在这个例子中，多进程计算比顺序计算快，因为多进程可以充分利用多核 CPU 的优势，避免了 GIL 的限制。

代码优化工具

cProfile：cProfile 是 Python 内置的性能分析工具，可以帮助开发者找出代码中的性能瓶颈。例如，对于一个包含多个函数的程序：

import cProfile


def function1():
    result = 0
    for i in range(1000000):
        result += i
    return result


def function2():
    result = 1
    for i in range(1000000):
        result *= i
    return result


def main():
    result1 = function1()
    result2 = function2()
    return result1 + result2


cProfile.run('main()')

cProfile.run('main()') 会输出每个函数的调用次数、执行时间等详细信息，开发者可以根据这些信息针对性地优化性能较差的函数。

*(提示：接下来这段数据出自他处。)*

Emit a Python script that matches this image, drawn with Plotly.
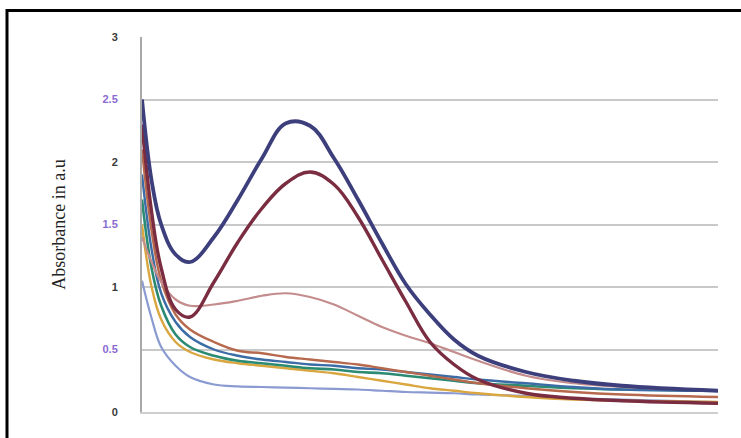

memory_profiler：memory_profiler 可以帮助开发者分析代码的内存使用情况。例如，对于一个创建大量数据的函数：

from memory_profiler import profile


@profile
def create_large_list():
    large_list = [i for i in range(1000000)]
    return large_list


create_large_list()

运行这段代码后，memory_profiler 会输出函数在执行过程中的内存使用情况，开发者可以根据这些信息优化内存使用，避免内存泄漏等问题。

遵循代码规范提升性能的最佳实践

代码审查

团队内部审查：在团队开发项目中，定期进行代码审查是确保代码规范和性能的重要手段。通过代码审查，团队成员可以互相学习，发现代码中不符合规范的地方以及潜在的性能问题。例如，在审查一个数据处理函数时，可能发现函数中使用了低效的算法，或者变量命名不规范导致代码理解困难。
自动化审查工具：除了人工审查，还可以使用自动化审查工具，如 flake8。flake8 可以检查代码是否符合 PEP 8 规范，并指出一些常见的代码错误和潜在的性能问题。例如，它可以检测出长代码行、未使用的变量等问题。在项目开发过程中，可以将 flake8 集成到持续集成（CI）流程中，确保每次代码提交都符合规范。

性能基准测试

建立性能基准：在项目开发的初期，建立性能基准是非常有必要的。例如，对于一个 Web 应用程序，可以定义在处理一定数量的请求时，响应时间的上限。通过性能基准测试，可以确定当前代码的性能水平，并在后续开发过程中监控性能变化。
持续性能监控：在项目的整个生命周期中，持续性能监控能够及时发现因代码修改而导致的性能下降。可以使用一些性能监控工具，如 New Relic 等，对生产环境中的应用程序进行实时性能监控。如果发现性能指标超出了基准范围，及时进行性能分析和优化。

性能优化的迭代过程

分析性能瓶颈：使用性能分析工具（如 cProfile）找出代码中的性能瓶颈。例如，可能发现某个函数在循环中被频繁调用且执行时间较长，这就是一个性能瓶颈点。
实施优化措施：针对性能瓶颈实施优化措施，如优化算法、减少函数调用开销等。在实施优化后，再次进行性能测试，确保性能得到提升。
回归测试：在优化代码后，进行回归测试是必不可少的。回归测试可以确保优化后的代码没有引入新的功能问题，同时验证性能优化的效果。通过这样的迭代过程，不断提升代码的性能和质量。